The source did not indicate if the injury is drastic enough to threaten Smith’s season; however, a strained pectoral typically sidelines a player from three to six weeks – with rest being the best prescription. Pectoral injuries have not been kind to the Giants in the past. (As an aside, Smith is in the final year of his contract and has yet to reach a deal for an extension despite his plans to remain with the team.)

Kevin Boothe needed surgery to repair a torn pectoral muscle in May that was expected to sideline him for four months. He was placed on the PUP list before the season and activated this week. A torn pectoral muscle cost retired defensive end Michael Strahan the final eight games of the 2004 season and retired linebacker Carlos Emmons missed the final four games of 2005 with a strained pectoral.

Eli Manning surely will miss Smith, one of the NFL’s premier route runners and his go-to receiver, but the Giants (winners of five straight) still should have enough weapons to execute their game plan against the Cowboys (1-7). Here are the three key matchups to this week’s game:

1. Giants LT Shawn Andrews vs. Cowboys ROLB DeMarcus Ware. Ware’s had his share of battles against Giants LT David Diehl, who’s going to lose his streak of 127 straight starts because of hip and hamstring injuries. Now, this fierce speed rusher off the edge goes against Andrews, a former Pro Bowl guard who did a terrific job while getting his first taste of starting at a new position last weekend in Seattle.

At this point, Andrews admits that he’s much more comfortable with his run blocking than he is protecting the quarterback. However, Andrews is athletic for a big man and has quick enough feet to give him a chance to compete against Ware. The problem is “competing” against Ware often is not enough to prevent him from making game-changing plays. As we’ve said before, one of the best ways to slow down Ware is to run at him – directly behind an Andrews’ drive block. Pound on Ware early and often and they’re sure to slow him down.

2. Giants C Rich Seubert and LG Kevin Boothe vs. NT Jay Ratliff and RDE Igor Olshansky. Seubert is scheduled to make his second start of the season at center and Boothe, who had nearly three weeks of practice, probably will get the call to make his season debut even though Coughlin also is considering fifth-round pick Mitch Petrus. Any coach will tell you that a balanced attack provides his team with the best chance to win. This remains true for the Giants, who do not want to become pass-oriented; thereby putting more pressure on what will be their ninth offensive line combination of the season. Besides, it’s easier to pass block than it is to run block, anyway.

In order to accomplish this goal, Seubert and Boothe must be able to control Ratliff (a Pro Bowler who often commands double teams) and the oversized Olshansky (6-5, 315) at right end.
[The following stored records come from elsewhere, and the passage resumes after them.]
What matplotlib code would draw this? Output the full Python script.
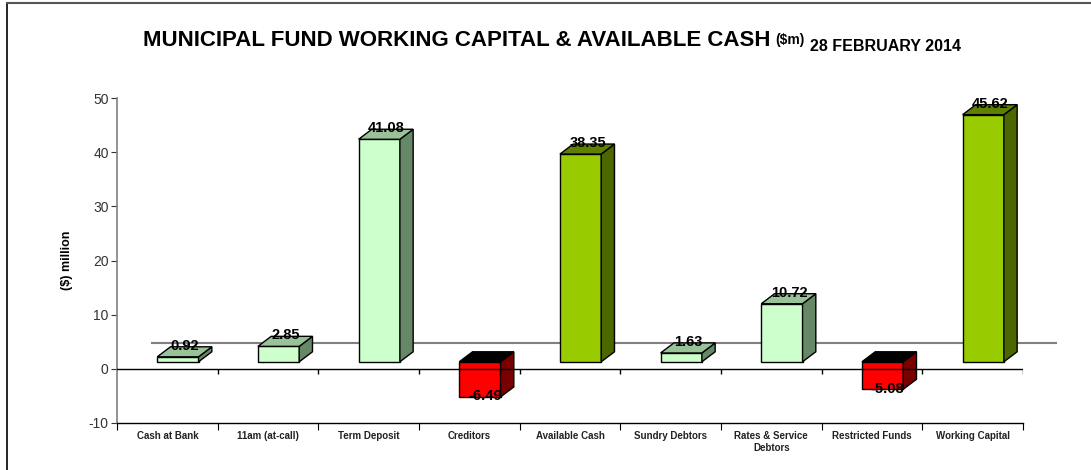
"""Municipal fund working capital & available cash — faux-3D Excel-style columns."""
import matplotlib
matplotlib.use("Agg")
import matplotlib.pyplot as plt
from matplotlib.patches import Polygon
from matplotlib.lines import Line2D

plt.rcParams["font.family"] = ["Liberation Sans", "DejaVu Sans"]
plt.rcParams["axes.unicode_minus"] = False

categories = ["Cash at Bank", "11am (at-call)", "Term Deposit", "Creditors",
              "Available Cash", "Sundry Debtors", "Rates & Service\nDebtors",
              "Restricted Funds", "Working Capital"]
values = [0.92, 2.85, 41.08, -6.49, 38.35, 1.63, 10.72, -5.08, 45.62]
kinds = ["asset", "asset", "asset", "liab", "total", "asset", "asset", "liab", "total"]

# front / side / top colours per kind
palette = {
    "asset": ("#CCFFCC", "#668866", "#99C299"),
    "total": ("#99CC00", "#4C6600", "#5F7F00"),
    "liab": ("#FF0000", "#7A0000", "#000000"),
}

BASE = 1.3      # Excel lifts the columns a little off the zero line
DX, DY = 0.132, 1.85   # depth offset (category units, data units)
X0, W = 0.40, 0.41     # front face position inside its category

W_PX, H_PX = 1091, 470
fig = plt.figure(figsize=(W_PX / 100, H_PX / 100), dpi=100)
ax = fig.add_axes([117 / W_PX, (H_PX - 423) / H_PX, 906 / W_PX, 325 / H_PX])
ax.set_xlim(0, len(categories))
ax.set_ylim(-10, 50)

# back edge of the floor
ax.plot([0.35, 9.33], [4.8, 4.8], color="#808080", lw=1.5, zorder=1, clip_on=False)

for i, (v, k) in enumerate(zip(values, kinds)):
    front, side, top = palette[k]
    xl, xr = i + X0, i + X0 + W
    y0, y1 = BASE, BASE + v
    yt = max(y0, y1)
    yb = min(y0, y1)
    ax.add_patch(Polygon([(xl, yb), (xr, yb), (xr, yt), (xl, yt)], closed=True,
                         facecolor=front, edgecolor="black", lw=1, zorder=3))
    ax.add_patch(Polygon([(xr, yb), (xr + DX, yb + DY), (xr + DX, yt + DY), (xr, yt)],
                         closed=True, facecolor=side, edgecolor="black", lw=1, zorder=3))
    ax.add_patch(Polygon([(xl, yt), (xr, yt), (xr + DX, yt + DY), (xl + DX, yt + DY)],
                         closed=True, facecolor=top, edgecolor="black", lw=1, zorder=3))
    if v >= 0:
        ax.text(i + 0.675, y1 + DY + 0.2, f"{v:.2f}", ha="center", va="center",
                fontsize=10.5, fontweight="bold", zorder=5)
    else:
        ax.text(i + 0.655, y1 + 0.1, f"{v:.2f}", ha="center", va="center",
                fontsize=10.5, fontweight="bold", zorder=5)

# zero line with its own ticks
ax.axhline(0, color="black", lw=1, zorder=4)
ax.vlines(range(1, len(categories) + 1), -0.95, 0, color="black", lw=1, zorder=4)

for s in ["top", "right"]:
    ax.spines[s].set_visible(False)
ax.spines["left"].set_color("#808080")
ax.spines["left"].set_linewidth(1.2)
ax.spines["bottom"].set_linewidth(1)

ax.set_yticks(range(-10, 51, 10))
ax.tick_params(axis="y", direction="out", length=4, labelsize=10, colors="#333333",
               pad=2)
ax.set_xticks(range(0, len(categories) + 1))
ax.set_xticklabels([])
ax.set_xticks([i + 0.5 for i in range(len(categories))], minor=True)
ax.set_xticklabels(categories, minor=True, fontsize=7, fontweight="bold",
                   color="#222222")
ax.tick_params(axis="x", which="major", direction="out", length=5)
ax.tick_params(axis="x", which="minor", length=0, pad=6)

fig.text(67 / W_PX, 1 - 260 / H_PX, "($) million", rotation=90, ha="center",
         va="center", fontsize=9, fontweight="bold")

# title in three pieces, chained left to right
r = fig.canvas.get_renderer()
t1 = fig.text(143 / W_PX, 1 - 46 / H_PX,
              "MUNICIPAL FUND WORKING CAPITAL & AVAILABLE CASH",
              fontsize=16, fontweight="bold", ha="left", va="baseline")
x = t1.get_window_extent(r).x1 / W_PX
t2 = fig.text(x + 5 / W_PX, 1 - 44 / H_PX, "($m)", fontsize=10, fontweight="bold",
              ha="left", va="baseline")
x = t2.get_window_extent(r).x1 / W_PX
fig.text(x + 5 / W_PX, 1 - 51 / H_PX, "28 FEBRUARY 2014", fontsize=11.5,
         fontweight="bold", ha="left", va="baseline")

# chart-area frame (left and top edges only are visible)
fig.add_artist(Line2D([7 / W_PX, 7 / W_PX], [0, 1 - 3 / H_PX], color="black", lw=1.2))
fig.add_artist(Line2D([7 / W_PX, 1], [1 - 3 / H_PX, 1 - 3 / H_PX], color="#555555", lw=1.5))

fig.savefig("out.png", dpi=100)
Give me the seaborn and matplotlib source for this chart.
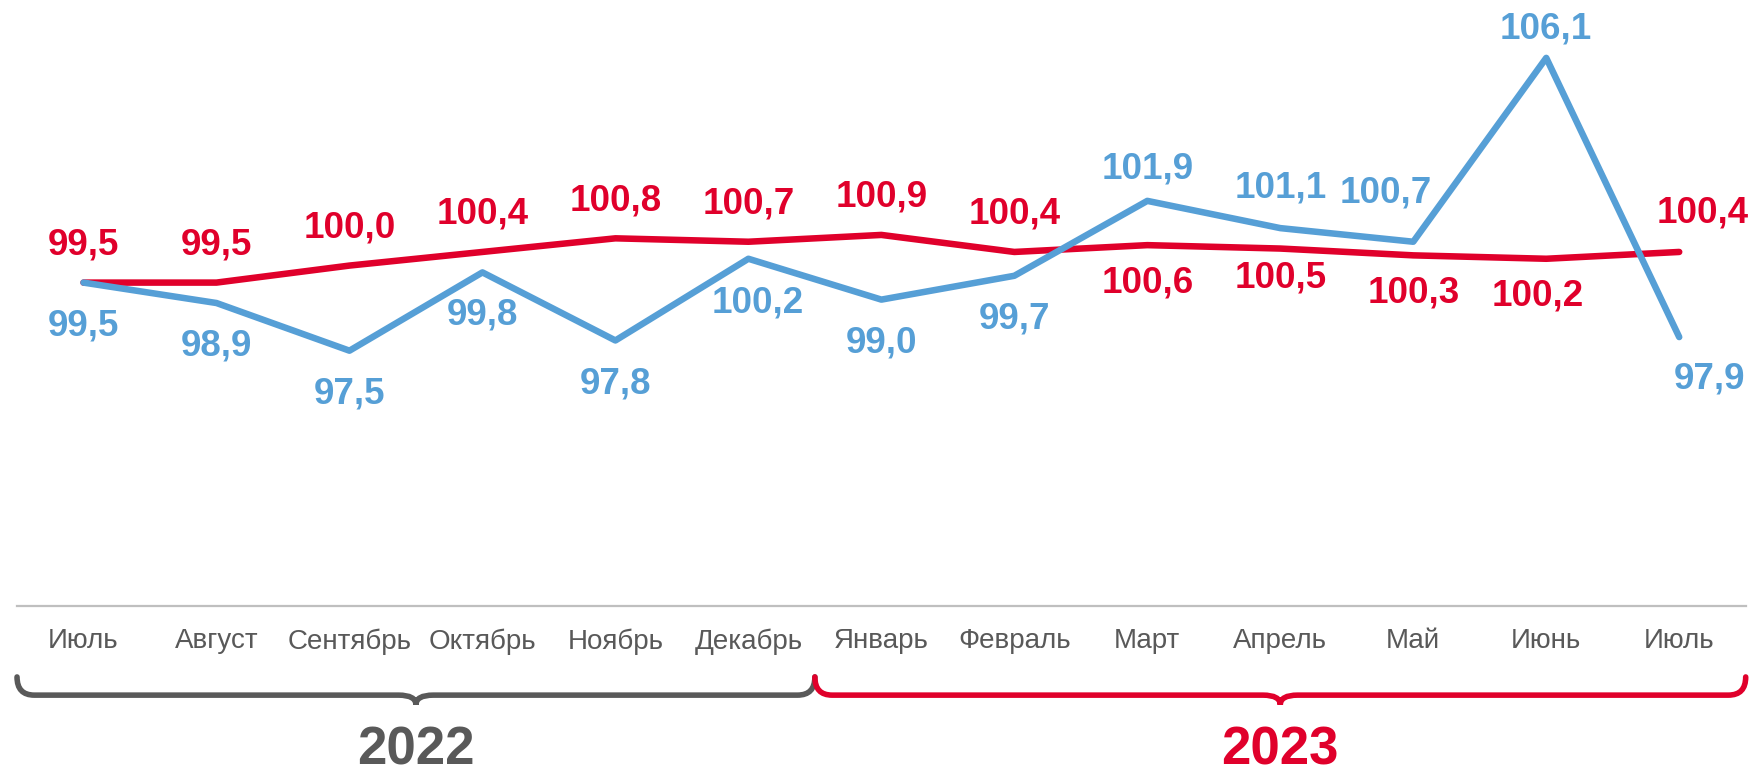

The offensive line’s ability to run the ball will reduce the number of times Ware will be able to speed rush Andrews, cutting back on the possible number of negative plays in the pocket and snuffing out one of the few avenues Dallas has to attempt to steal the game.

3. Giants DEs Osi Umenyiora and Justin Tuck vs. Cowboys LT Doug Free and RT Marco Columbo. The Giants would be fine if the Cowboys put the game in the hands of backup quarterback Jon Kitna, even though he fired two fourth-quarter TD passes in the Giants’ 41-35 win during last month’s meeting in Dallas. The Cowboys, who own the NFL’s 31st-rated rushing attack (76 ypg) cannot be expecting to run against the Giants (No. 2, 81 ypg) – that means it’s up to Kitna, who won’t have much time to set up behind a subpar offensive line.

So you can expect Kitna to use plenty of three-step drops and rely heavily on the short-passing game, hoping his targets can break free for yardage after the catch. The Giants’ ends want to make sure he pays for every dropback and DTs Chris Canty and Barry Cofield must interfere with the passing lanes in the front of the pocket.

The immobile Kitna (nine sacks) still has the ability to throw the ball downfield and with some accuracy (62 pct.) but he’s also tossed just four TDs against six INTs in 112 attempts this season. And don’t forget Umenyiora (eight sacks) has caused seven fumbles and Kitna’s fumbled three times.